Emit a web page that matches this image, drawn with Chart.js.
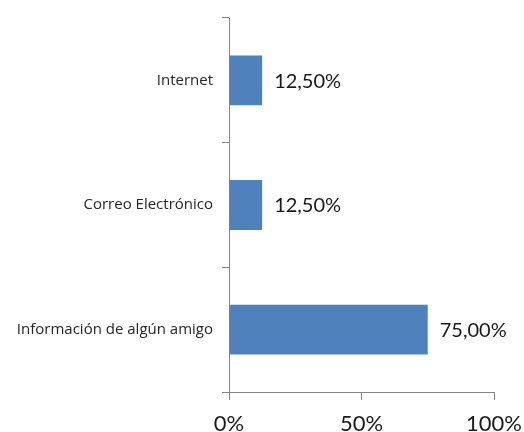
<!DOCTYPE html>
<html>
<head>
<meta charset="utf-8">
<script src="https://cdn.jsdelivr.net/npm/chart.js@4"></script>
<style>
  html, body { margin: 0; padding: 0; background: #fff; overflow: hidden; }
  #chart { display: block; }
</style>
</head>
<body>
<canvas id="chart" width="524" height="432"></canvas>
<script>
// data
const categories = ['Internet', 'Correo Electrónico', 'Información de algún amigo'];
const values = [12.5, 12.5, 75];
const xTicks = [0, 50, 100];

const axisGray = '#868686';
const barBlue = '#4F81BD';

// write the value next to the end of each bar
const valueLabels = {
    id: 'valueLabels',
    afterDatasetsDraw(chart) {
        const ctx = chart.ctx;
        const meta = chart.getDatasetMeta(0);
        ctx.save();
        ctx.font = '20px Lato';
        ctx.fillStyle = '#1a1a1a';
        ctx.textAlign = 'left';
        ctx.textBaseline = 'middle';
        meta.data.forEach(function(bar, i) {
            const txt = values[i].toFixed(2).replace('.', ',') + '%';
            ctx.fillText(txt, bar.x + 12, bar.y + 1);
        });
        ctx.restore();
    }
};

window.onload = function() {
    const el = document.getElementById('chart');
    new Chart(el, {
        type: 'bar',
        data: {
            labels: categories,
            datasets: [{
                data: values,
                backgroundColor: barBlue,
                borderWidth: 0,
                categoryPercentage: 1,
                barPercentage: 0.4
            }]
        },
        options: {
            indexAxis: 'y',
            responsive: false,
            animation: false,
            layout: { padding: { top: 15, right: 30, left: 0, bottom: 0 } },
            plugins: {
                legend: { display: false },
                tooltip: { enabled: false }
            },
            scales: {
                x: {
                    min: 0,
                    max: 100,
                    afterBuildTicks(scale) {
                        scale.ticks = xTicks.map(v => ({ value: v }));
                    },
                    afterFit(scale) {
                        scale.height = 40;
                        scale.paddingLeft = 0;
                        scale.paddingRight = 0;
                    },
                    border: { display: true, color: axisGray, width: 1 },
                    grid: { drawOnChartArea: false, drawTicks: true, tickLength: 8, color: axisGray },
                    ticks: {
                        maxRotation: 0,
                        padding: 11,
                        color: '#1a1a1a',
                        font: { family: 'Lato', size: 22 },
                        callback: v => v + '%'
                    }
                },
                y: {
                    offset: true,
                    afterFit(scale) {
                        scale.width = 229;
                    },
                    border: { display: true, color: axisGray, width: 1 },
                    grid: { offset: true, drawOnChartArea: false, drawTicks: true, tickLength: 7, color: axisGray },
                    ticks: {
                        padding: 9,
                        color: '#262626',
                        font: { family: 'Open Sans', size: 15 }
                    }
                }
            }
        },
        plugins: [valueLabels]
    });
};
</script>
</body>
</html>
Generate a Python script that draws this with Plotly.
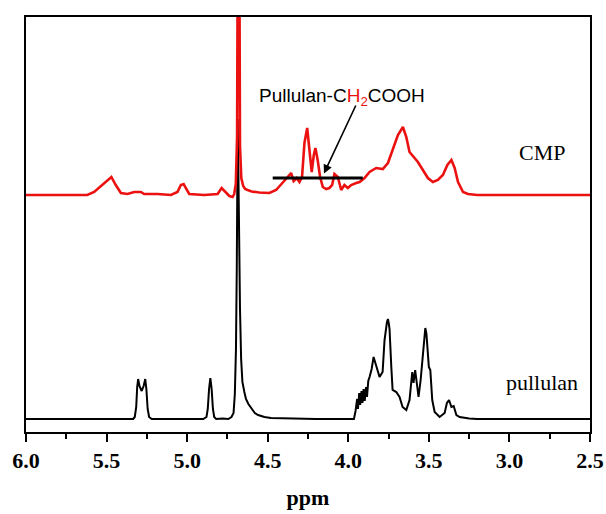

========================

WHAT YOU WILL DO:
Return every line from the records above that holds the word "script".

SOLUTION:
<script src="https://cdn.jsdelivr.net/npm/chart.js@4"></script>
<script>
</script>
Generate a Python script that draws this with Plotly.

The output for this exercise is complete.